11 de agosto de 2001: Varzim-Benfica, 2-2

Era agosto de 2001. O World Trade Center estava intacto, Figo ombreava com Zidade pelo estatuto de melhor do mundo, Portugal vivia a euforia do «Big Brother» e ainda se dizia empresta-me aí 100 paus. Num desses dias, António Simões senta-se perante o olhar atento dos jornalistas e solta uma frase que fica para a história: «Deixem jogar o Mantorras».

Veio aquilo a propósito de um Varzim-Benfica ainda fresquinho na memória, no arranque do campeonato. O clube da Luz vivia uma fase estranha, um misto de esperança e desilusão. A pré-época fora de euforia, com reforços sonantes e ambições renovadas, mas tudo se espatifou ao primeiro jogo. E vieram as desconfianças. E as queixas.

No final, um cavalo de batalha assumido: a defesa da coqueluche. Pedro Mantorras, a pérola negra. Bem antes de ser o letal finalizador que deu um jeito enorme a Trappatoni, o angolano era explosão. Vertigem. Era a euforia dos adeptos condensada num só homem.

Uma esperança que rapidamente levou um preço: 18 milhões de contos! Isso mesmo, 90 milhões de euros! Heresia ou justiça, havia opiniões para todos os gostos. O rótulo foi traído pelas rótulas, tempos mais tarde. Histórias para outra maré.

Esta é apenas a recordação do pedido simples de um homem simples. António Simões quis levar ao extremo a velha ideia de ¿ir pelo caminho mais fácil¿. Tentou. Outros também o tentaram. Lembro-me de escutar uma mensagem semelhante para o professor de Matemática. «Deixe passar o Ricardo». Também não resultou, mas fez o homem das contas com letras sorrir. Não era fácil, acreditem.

Portanto, Varzim-Benfica, não era? Ora, se bem me lembro (e aqui estou só a fazer conversa porque é claro que me lembro), o Benfica ganhava 2-0 num terreno pesado.

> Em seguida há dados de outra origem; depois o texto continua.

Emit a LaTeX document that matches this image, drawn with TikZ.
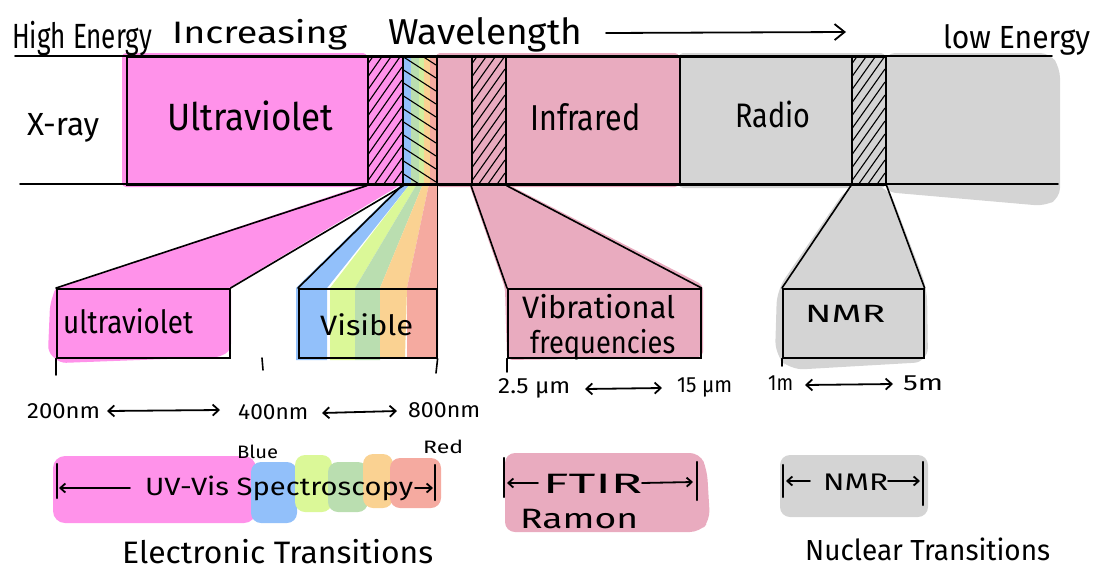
\documentclass[tikz,border=0pt]{standalone}
\usepackage{fontspec}
\setmainfont{Fira Sans}
\usepackage{graphicx}
\usetikzlibrary{arrows.meta}

\definecolor{uvpink}{RGB}{255,146,234}
\definecolor{irpink}{RGB}{233,171,191}
\definecolor{radiogrey}{RGB}{212,212,212}
\definecolor{vblue}{RGB}{146,192,250}
\definecolor{vlime}{RGB}{219,248,152}
\definecolor{vgreen}{RGB}{186,222,176}
\definecolor{vorange}{RGB}{250,210,146}
\definecolor{vred}{RGB}{245,170,160}

% label set at a given size and stretched to a given width
\newcommand{\hw}[3]{{\fontsize{#2pt}{#2pt}\selectfont\resizebox{#1pt}{\height}{#3}}}

\tikzset{
  outline/.style={line width=1.6pt, black, line cap=round, line join=round},
  hatchline/.style={line width=1.1pt, black},
  lbl/.style={inner sep=0pt, anchor=base west},
  seg/.style={draw, line width=1.6pt, inner sep=0pt, anchor=north west, minimum height=128pt},
  lowbox/.style={draw, line width=1.6pt, inner sep=0pt, anchor=north west, minimum height=69pt},
  dbl/.style={line width=1.8pt, line cap=round,
    {Straight Barb[length=6pt,width=11pt]}-{Straight Barb[length=6pt,width=11pt]}},
  sarrow/.style={line width=1.8pt, line cap=round, -{Straight Barb[length=5pt,width=9pt]}},
  bar/.style={line width=2.4pt, line cap=round}
}

\begin{document}
\begin{tikzpicture}[x=1pt,y=-1pt]
\useasboundingbox (0,0) rectangle (1104,571);

% ---------- colour washes of the spectrum band ----------
\fill[uvpink, rounded corners=4] (122,53) rectangle (367,187);
\fill[uvpink] (367,56) rectangle (402,184);
\fill[vblue]   (402,56) rectangle (411,184);
\fill[vgreen]  (411,56) rectangle (419,184);
\fill[vlime!70!vgreen] (419,56) rectangle (424,184);
\fill[vorange] (424,56) rectangle (430,184);
\fill[vred]    (430,56) rectangle (436,184);
\fill[irpink, rounded corners=4] (436,53) rectangle (679,187);
\fill[radiogrey, rounded corners=4] (679,53) rectangle (885,188);
\fill[radiogrey, rounded corners=10] (885,53) -- (1050,53) -- (1060,68) -- (1060,198) -- (1045,206) -- (885,192) -- cycle;

% ---------- colour washes of the fans and lower boxes ----------
\fill[uvpink] (367,184) -- (402,184) -- (229,288) -- (56,288) -- cycle;
\fill[uvpink, rounded corners=6] (56,286) -- (231,286) -- (231,350) -- (220,357) -- (60,363) -- (48,352) -- (50,305) -- cycle;

\fill[vblue]   (402,184) -- (410,184) -- (327,288) -- (327,360) -- (296,360) -- (296,288) -- cycle;
\fill[vlime]   (410,184) -- (417,184) -- (355,288) -- (355,360) -- (330,360) -- (330,288) -- cycle;
\fill[vgreen]  (417,184) -- (423,184) -- (380,288) -- (380,360) -- (355,360) -- (355,288) -- cycle;
\fill[vorange] (423,184) -- (429,184) -- (407,288) -- (405,357) -- (380,357) -- (380,288) -- cycle;
\fill[vred]    (429,184) -- (438,184) -- (438,357) -- (407,357) -- (407,288) -- cycle;

\fill[irpink, rounded corners=5] (469,184) -- (507,184) -- (703,285) -- (703,357) -- (507,360) -- (505,288) -- cycle;
\fill[radiogrey, rounded corners=14] (848,186) -- (888,186) -- (927,288) -- (928,362) -- (790,370) -- (775,355) -- (777,290) -- cycle;

% ---------- segments of the spectrum band ----------
\node[seg, minimum width=241pt] (uvSeg)   at (126,56) {};
\node[seg, minimum width=35pt]  (uvHatch) at (367,56) {};
\node[seg, minimum width=34pt]  (visStrip) at (402,56) {};
\node[seg, minimum width=35pt]  (irGap)   at (436,56) {};
\node[seg, minimum width=34pt]  (irHatch) at (471,56) {};
\node[seg, minimum width=174pt] (irSeg)   at (505,56) {};
\node[seg, minimum width=172pt] (radioSeg) at (679,56) {};
\node[seg, minimum width=34pt]  (nmrHatch) at (851,56) {};

% hatching
\begin{scope}
  \clip (367,56) rectangle (402,184);
  \foreach \y in {52,65,...,260} \draw[hatchline] (367,\y) -- (402,\y-50);
\end{scope}
\begin{scope}
  \clip (402,56) rectangle (436,184);
  \foreach \y in {30,43,...,200} \draw[hatchline] (402,\y) -- (436,\y+22);
\end{scope}
\begin{scope}
  \clip (471,56) rectangle (505,184);
  \foreach \y in {52,65,...,260} \draw[hatchline] (471,\y) -- (505,\y-48);
\end{scope}
\begin{scope}
  \clip (851,56) rectangle (885,184);
  \foreach \y in {52,65,...,260} \draw[hatchline] (851,\y) -- (885,\y-48);
\end{scope}

% long edges of the band
\draw[outline] (15,56) -- (1052,56);
\draw[outline] (20,184) -- (1058,184);

% ---------- lower boxes ----------
\node[lowbox, minimum width=173pt] (uvBox)  at (56,288) {};
\node[lowbox, minimum width=138pt] (visBox) at (298,288) {};
\node[lowbox, minimum width=193pt] (irBox)  at (507,288) {};
\node[lowbox, minimum width=141pt] (nmrBox) at (782,288) {};

% fan connectors
\draw[outline] (uvHatch.south west) -- (uvBox.north west);
\draw[outline] (uvHatch.south east) -- (uvBox.north east);
\draw[outline] (visStrip.south west) -- (visBox.north west);
\draw[outline] (visStrip.south east) -- (visBox.north east);
\draw[outline] (irHatch.south west) -- (irBox.north west);
\draw[outline] (irHatch.south east) -- (irBox.north east);
\draw[outline] (nmrHatch.south west) -- (nmrBox.north west);
\draw[outline] (nmrHatch.south east) -- (nmrBox.north east);

% tick marks under the boxes
\coordinate (t200) at (56,375);
\coordinate (t400a) at (262,358);
\coordinate (t400b) at (263,370);
\coordinate (t800) at (436,373);
\coordinate (t25) at (507,372);
\coordinate (t1m) at (782,366);
\draw[outline] (uvBox.south west) -- (t200);
\draw[outline] (t400a) -- (t400b);
\draw[outline] (visBox.south east) -- (t800);
\draw[outline] (irBox.south west) -- (t25);
\draw[outline] (nmrBox.south west) -- (t1m);

% ---------- title row ----------
\node[lbl] (hiE)  at (12,48)  {\hw{140}{35}{High Energy}};
\node[lbl] (incr) at (172,43) {\hw{175}{31}{Increasing}};
\node[lbl] (wave) at (388,44) {\hw{194}{36}{Wavelength}};
\node[lbl] (lowE) at (943,48) {\hw{147}{32}{low Energy}};
\coordinate (arrS) at (606,33);
\coordinate (arrE) at (846,32);
\draw[line width=1.8pt, line cap=round, -{Straight Barb[length=10pt,width=16pt]}] (arrS) -- (arrE);

% ---------- band labels ----------
\node[lbl] (xray)  at (27,135)  {\hw{72}{32}{X-ray}};
\node[lbl] (uvTop) at (167,130) {\hw{166}{38}{Ultraviolet}};
\node[lbl] (irTop) at (530,130) {\hw{110}{36}{Infrared}};
\node[lbl] (radio) at (735,127) {\hw{75}{34}{Radio}};

% ---------- box labels ----------
\node[lbl] (uvLow)  at (63,333)  {\hw{130}{32}{ultraviolet}};
\node[lbl] (visLow) at (320,335) {\hw{93}{28}{Visible}};
\node[lbl] (vib1)   at (522,318) {\hw{153}{31}{Vibrational}};
\node[lbl] (vib2)   at (530,353) {\hw{145}{31}{frequencies}};
\node[lbl] (nmr1)   at (805,322) {\hw{80}{25}{NMR}};

% ---------- wavelength ranges ----------
\node[lbl] (n200) at (27,418)  {\hw{73}{22}{200nm}};
\node[lbl] (n400) at (238,419) {\hw{70}{22}{400nm}};
\node[lbl] (n800) at (408,417) {\hw{72}{22}{800nm}};
\node[lbl] (m25)  at (498,393) {\hw{72}{22}{2.5 µm}};
\node[lbl] (m15)  at (677,392) {\hw{55}{22}{15 µm}};
\node[lbl] (m1)   at (768,390) {\hw{25}{22}{1m}};
\node[lbl] (m5)   at (903,390) {\hw{40}{22}{5m}};

\coordinate (r1a) at (107,411); \coordinate (r1b) at (220,410);
\coordinate (r2a) at (322,413); \coordinate (r2b) at (397,411);
\coordinate (r3a) at (585,389); \coordinate (r3b) at (662,388);
\coordinate (r4a) at (805,385); \coordinate (r4b) at (893,384);
\draw[dbl] (r1a) -- (r1b);
\draw[dbl] (r2a) -- (r2b);
\draw[dbl] (r3a) -- (r3b);
\draw[dbl] (r4a) -- (r4b);

% ---------- technique legend ----------
\fill[uvpink, rounded corners=12] (53,456) rectangle (256,523);
\fill[vblue, rounded corners=10] (251,462) rectangle (297,523);
\fill[vlime, rounded corners=10] (295,455) rectangle (332,512);
\fill[vgreen, rounded corners=10] (328,462) rectangle (368,512);
\fill[vorange, rounded corners=10] (363,454) rectangle (393,508);
\fill[vred, rounded corners=10] (390,458) rectangle (441,508);
\fill[irpink, rounded corners=10] (505,453) -- (700,453) -- (707,470) -- (710,520) -- (700,532) -- (505,532) -- cycle;
\fill[radiogrey, rounded corners=10] (780,455) rectangle (928,517);

\node[lbl] (blue)  at (237,458) {\hw{41}{18}{Blue}};
\node[lbl] (red)   at (423,453) {\hw{40}{18}{Red}};
\node[lbl] (uvvis) at (145,495) {\hw{268}{25}{UV-Vis Spectroscopy}};
\node[lbl] (elec)  at (122,563) {\hw{311}{31}{Electronic Transitions}};
\node[lbl] (ftir)  at (543,493) {\hw{99}{28}{FTIR}};
\node[lbl] (raman) at (520,528) {\hw{118}{28}{Ramon}};
\node[lbl] (nmr2)  at (823,490) {\hw{65}{24}{NMR}};
\node[lbl] (nucl)  at (805,560) {\hw{245}{29}{Nuclear Transitions}};

% range bars and arrows of the legend
\coordinate (b1t) at (57,464);  \coordinate (b1b) at (57,498);
\coordinate (b2t) at (435,465); \coordinate (b2b) at (435,500);
\coordinate (b3t) at (504,458); \coordinate (b3b) at (504,497);
\coordinate (b4t) at (697,462); \coordinate (b4b) at (697,500);
\coordinate (b5t) at (783,465); \coordinate (b5b) at (783,497);
\coordinate (b6t) at (923,462); \coordinate (b6b) at (923,505);
\draw[bar] (b1t) -- (b1b);
\draw[bar] (b2t) -- (b2b);
\draw[bar] (b3t) -- (b3b);
\draw[bar] (b4t) -- (b4b);
\draw[bar] (b5t) -- (b5b);
\draw[bar] (b6t) -- (b6b);

\coordinate (a1s) at (130,488); \coordinate (a1e) at (59,488);
\coordinate (a2s) at (415,488); \coordinate (a2e) at (433,488);
\coordinate (a3s) at (538,483); \coordinate (a3e) at (507,483);
\coordinate (a4s) at (642,483); \coordinate (a4e) at (693,482);
\coordinate (a5s) at (810,481); \coordinate (a5e) at (786,481);
\coordinate (a6s) at (888,481); \coordinate (a6e) at (920,481);
\draw[sarrow] (a1s) -- (a1e);
\draw[sarrow] (a2s) -- (a2e);
\draw[sarrow] (a3s) -- (a3e);
\draw[sarrow] (a4s) -- (a4e);
\draw[sarrow] (a5s) -- (a5e);
\draw[sarrow] (a6s) -- (a6e);
\end{tikzpicture}
\end{document}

Viria a empatar 2-2. Antes e depois de Pesaresi cometer o penalty mais ridículo da história, numa agressão dentro da área com a bola no meio campo, Mantorras lutava para...respirar.

90 minutos com companhia permanente da maior figura varzinista de então: Alexandre, não O Grande, mas temível na mesma. Recentemente revi-o na televisão. Continua igual. Cabelo à Nuno Gomes, talvez uns quilos a mais. Espreitei-lhe para o bolso direito, depois para o esquerdo. Não vi Mantorras. Saiu, pois claro, para dar o título a Trappatoni. Cabeça a minha...

Alexandre fora, é preciso assumir, intratável. Duro, por vezes. Tudo somado e atendendo ao baixo rendimento de Mantorras não era difícil avaliar: atuação positiva. António Simões achou que não. Pediu proteção ao talento angolano, queixou-se da dureza das gentes da Póvoa. Atirou para a esquerda e para a direita, para cima e para baixo.

Mantorras não precisava daquele Simplex que António Simões pediu, anos antes de José Sócrates o popularizar. Não precisava que lhe facilitassem a vida, que lhe abrissem avenidas. Como se João Garcia dissesse que só voltava ao Evereste se aquilo deixasse de ser a subir. Ou se Usain Bolt quisesse fazer os 100 metros num Fórmula 1.

Simões queria espaço, queria bola no pé do fenómeno, golos para a multidão. A multidão queria o mesmo, Mantorras só queria provar que era mais do que uma promessa.

Aquela mensagem de proteção e facilitismo foi uma traição à imagem real do angolano. Ele era homem para batalhas. Naquela altura, pelo menos. Um lutador que despontou no Alverca e ameaçou atingir um patamar destinado aos imortais.

Mantorras não precisava de espaço. Precisava de tempo. E de sorte. A sorte que nunca teve.